| What you are asked to do |
Every line that contains the word "matplotlib" should be copied.
──────
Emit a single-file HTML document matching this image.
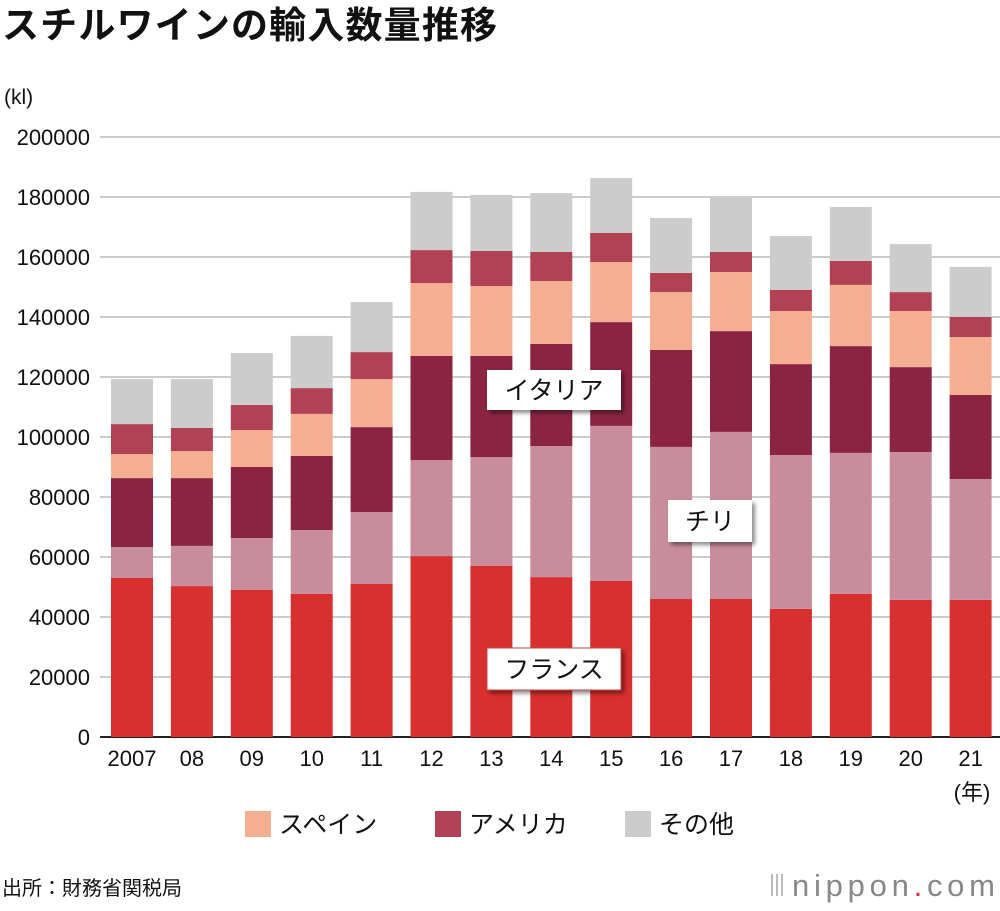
<!DOCTYPE html>
<html><head><meta charset="utf-8">
<style>
body{margin:0;background:#fff;width:1000px;height:906px;overflow:hidden;font-family:"Liberation Sans","Noto Sans CJK JP",sans-serif;}
</style></head>
<body>
<svg id="c" width="1000" height="906" xmlns="http://www.w3.org/2000/svg" font-family="Liberation Sans, Noto Sans CJK JP, sans-serif">
<defs><filter id="sh" x="-20%" y="-20%" width="150%" height="160%"><feDropShadow dx="3" dy="3" stdDeviation="2" flood-color="#000" flood-opacity="0.45"/></filter></defs>
<text x="2" y="38" font-size="37" font-weight="bold" fill="#111" textLength="495">スチルワインの輸入数量推移</text>
<text x="4" y="104" font-size="21" fill="#111">(kl)</text>
<g id="grid"></g><g id="bars"></g><g id="xl"></g>
<text x="972" y="800" font-size="22" text-anchor="middle" fill="#111">(年)</text>
<g><rect x="487" y="370" width="134" height="40" fill="#fff" filter="url(#sh)"/><text x="554" y="399" font-size="25" text-anchor="middle" fill="#111">イタリア</text></g>
<g><rect x="668" y="500" width="84" height="42" fill="#fff" filter="url(#sh)"/><text x="710" y="530" font-size="25" text-anchor="middle" fill="#111">チリ</text></g>
<g><rect x="487" y="648" width="134" height="42" fill="#fff" stroke="#c44" stroke-width="1" filter="url(#sh)"/><text x="554" y="678" font-size="25" text-anchor="middle" fill="#111">フランス</text></g>
<g>
<rect x="245" y="811" width="26" height="26" fill="#f4ae92"/><text x="279" y="833" font-size="25" fill="#111">スペイン</text>
<rect x="435" y="811" width="26" height="26" fill="#b04253"/><text x="469" y="833" font-size="25" fill="#111">アメリカ</text>
<rect x="625" y="811" width="26" height="26" fill="#cccccc"/><text x="659" y="833" font-size="25" fill="#111">その他</text>
</g>
<text x="2" y="895" font-size="20" fill="#111">出所：財務省関税局</text>
<g><rect x="771" y="874" width="2" height="22" fill="#bbb"/><rect x="776" y="874" width="2" height="22" fill="#bbb"/><rect x="781" y="874" width="2" height="22" fill="#bbb"/>
<text x="792" y="896" font-size="31" fill="#888" textLength="203">nippon<tspan fill="#d8302f">.</tspan>com</text></g>
</svg>
<script>
const years=["2007","08","09","10","11","12","13","14","15","16","17","18","19","20","21"];
const france=[53000,50300,49000,47700,51000,60300,57000,53300,52000,46000,46000,42700,47700,45700,45700];
const chile=[10300,13400,17300,21300,24000,32000,36300,43700,51700,50700,55700,51300,47000,49300,40300];
const italy=[23000,22600,23700,24700,28300,34700,33700,34000,34600,32300,33600,30300,35600,28300,28000];
const spain=[8000,9000,12300,14000,16000,24300,23300,21000,20000,19300,19700,17700,20400,18700,19300];
const usa=[10000,7700,8400,8600,9000,11000,11700,9700,9700,6400,6700,7000,8000,6300,6700];
const other=[15000,16300,17300,17400,16700,19400,18700,19600,18300,18300,18000,18000,18000,16000,16700];
const yTicks=[0,20000,40000,60000,80000,100000,120000,140000,160000,180000,200000];
const NS="http://www.w3.org/2000/svg";
const y=v=>737-v*0.003;
const x=i=>132+i*59.9;
function mk(t,a,p){const e=document.createElementNS(NS,t);for(const k in a)e.setAttribute(k,a[k]);p.appendChild(e);return e;}
const g=document.getElementById('grid');
yTicks.forEach(v=>{
 const l=mk('line',{x1:100,x2:1000,y1:y(v),y2:y(v),stroke:v===0?'#222':'#ccc','stroke-width':2},g);
 
 
 const t=mk('text',{x:90,y:y(v)+8,'font-size':22,'text-anchor':'end',fill:'#111'},g);t.textContent=v;
 
 
});
const series=[["france",france,"#d8302f"],["chile",chile,"#c98c9c"],["italy",italy,"#8b2343"],["spain",spain,"#f4ae92"],["usa",usa,"#b04253"],["other",other,"#cccccc"]];
const b=document.getElementById('bars'),xl=document.getElementById('xl');
years.forEach((yr,i)=>{
 let base=0;
 series.forEach(([n,arr,c])=>{
  const top=base+arr[i];
  const r=mk('rect',{x:x(i)-21,width:42,y:y(top),height:y(base)-y(top),fill:c},b);
  
  
  base=top;
 });
 const t=mk('text',{x:x(i),y:766,'font-size':22,'text-anchor':'middle',fill:'#111'},xl);t.textContent=yr;
 
 
});
</script>
</body></html>
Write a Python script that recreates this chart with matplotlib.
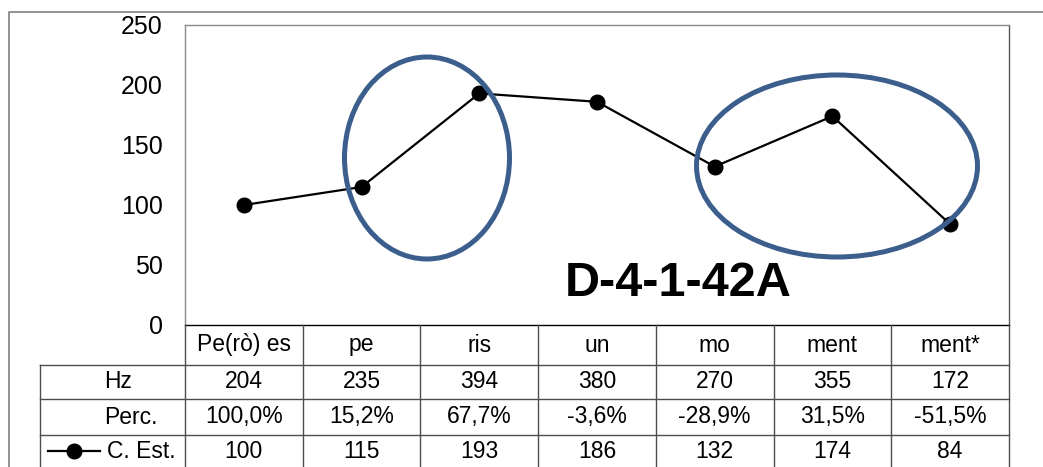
import matplotlib
matplotlib.use('Agg')
import matplotlib.pyplot as plt
from matplotlib import transforms
from matplotlib.patches import Ellipse
from matplotlib.lines import Line2D

plt.rcParams['font.family'] = ['Liberation Sans', 'DejaVu Sans']

# Silben und Messwerte
sillabe = ['Pe(rò) es', 'pe', 'ris', 'un', 'mo', 'ment', 'ment*']
hz = ['204', '235', '394', '380', '270', '355', '172']
perc = ['100,0%', '15,2%', '67,7%', '-3,6%', '-28,9%', '31,5%', '-51,5%']
c_est = [100, 115, 193, 186, 132, 174, 84]
y_ticks = [0, 50, 100, 150, 200, 250]

W, H = 1043, 467
fig = plt.figure(figsize=(W / 100, H / 100), dpi=100)

# Diagrammbereich (Pixel -> Figure-Koordinaten)
L, R, T, B = 185, 1009, 25, 325
ax = fig.add_axes([L / W, 1 - B / H, (R - L) / W, (B - T) / H])
x = list(range(len(sillabe)))
ax.plot(x, c_est, color='black', lw=1.6, marker='o', ms=10.5, zorder=3)
ax.set_xlim(-0.5, len(sillabe) - 0.5)
ax.set_ylim(0, 250)
ax.set_yticks(y_ticks)
ax.set_yticklabels([str(v) for v in y_ticks], fontsize=18)
ax.tick_params(axis='y', length=0, pad=16)
ax.set_xticks([])
for s in ['top', 'left']:
    ax.spines[s].set_color('#8c8c8c')
ax.spines['right'].set_color('#5a5a5a')
ax.spines['bottom'].set_color('black')
for s in ax.spines.values():
    s.set_linewidth(1.0)

ax.text(0.5985, 0.14, 'D-4-1-42A', transform=ax.transAxes, ha='center', va='center',
        fontsize=35, fontweight='bold')

# Überlagerung in Pixelkoordinaten für Tabelle, Rahmen und Ellipsen
ov = fig.add_axes([0, 0, 1, 1])
ov.set_xlim(0, W)
ov.set_ylim(H, 0)
ov.axis('off')
blend = transforms.blended_transform_factory(ax.transData, ov.transData)

# äußerer Rahmen
ov.plot([9, 9, W], [H, 12, 12], color='#7f7f7f', lw=1.2)

# Tabellenlinien
rows = [325, 365, 399, 435, H]
grid_c = '#4d4d4d'
for xv in [k - 0.5 for k in range(len(sillabe) + 1)]:
    ov.plot([xv, xv], [325, H], color=grid_c, lw=1.0, transform=blend)
ov.plot([40, 40], [365, H], color=grid_c, lw=1.0)
for yv in rows[1:-1]:
    ov.plot([40, R], [yv, yv], color=grid_c, lw=1.0)

fs = 16.5
centres = [(rows[i] + rows[i + 1]) / 2 for i in range(4)]
for k in x:
    ov.text(k, centres[0], sillabe[k], transform=blend, ha='center', va='center', fontsize=fs)
    ov.text(k, centres[1], hz[k], transform=blend, ha='center', va='center', fontsize=fs)
    ov.text(k, centres[2], perc[k], transform=blend, ha='center', va='center', fontsize=fs)
    ov.text(k, centres[3], str(c_est[k]), transform=blend, ha='center', va='center', fontsize=fs)

ov.text(118, centres[1], 'Hz', ha='center', va='center', fontsize=fs)
ov.text(131, centres[2], 'Perc.', ha='center', va='center', fontsize=fs)
ov.text(107, centres[3], 'C. Est.', ha='left', va='center', fontsize=fs)
ov.add_line(Line2D([48, 100], [centres[3], centres[3]], color='black', lw=1.6))
ov.plot([74], [centres[3]], marker='o', color='black', ms=10.5)

# Ellipsen um die markierten Silben
blau = '#3b5e8c'
ov.add_patch(Ellipse((427, 158), 165, 202, fill=False, ec=blau, lw=3.6))
ov.add_patch(Ellipse((837, 166), 281, 182, fill=False, ec=blau, lw=3.6))

fig.savefig('out.png', dpi=100)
──────
| Solution |
Write a Python script that recreates this chart with matplotlib.
import matplotlib
matplotlib.use('Agg')
import matplotlib.pyplot as plt
from matplotlib import transforms
from matplotlib.patches import Ellipse
from matplotlib.lines import Line2D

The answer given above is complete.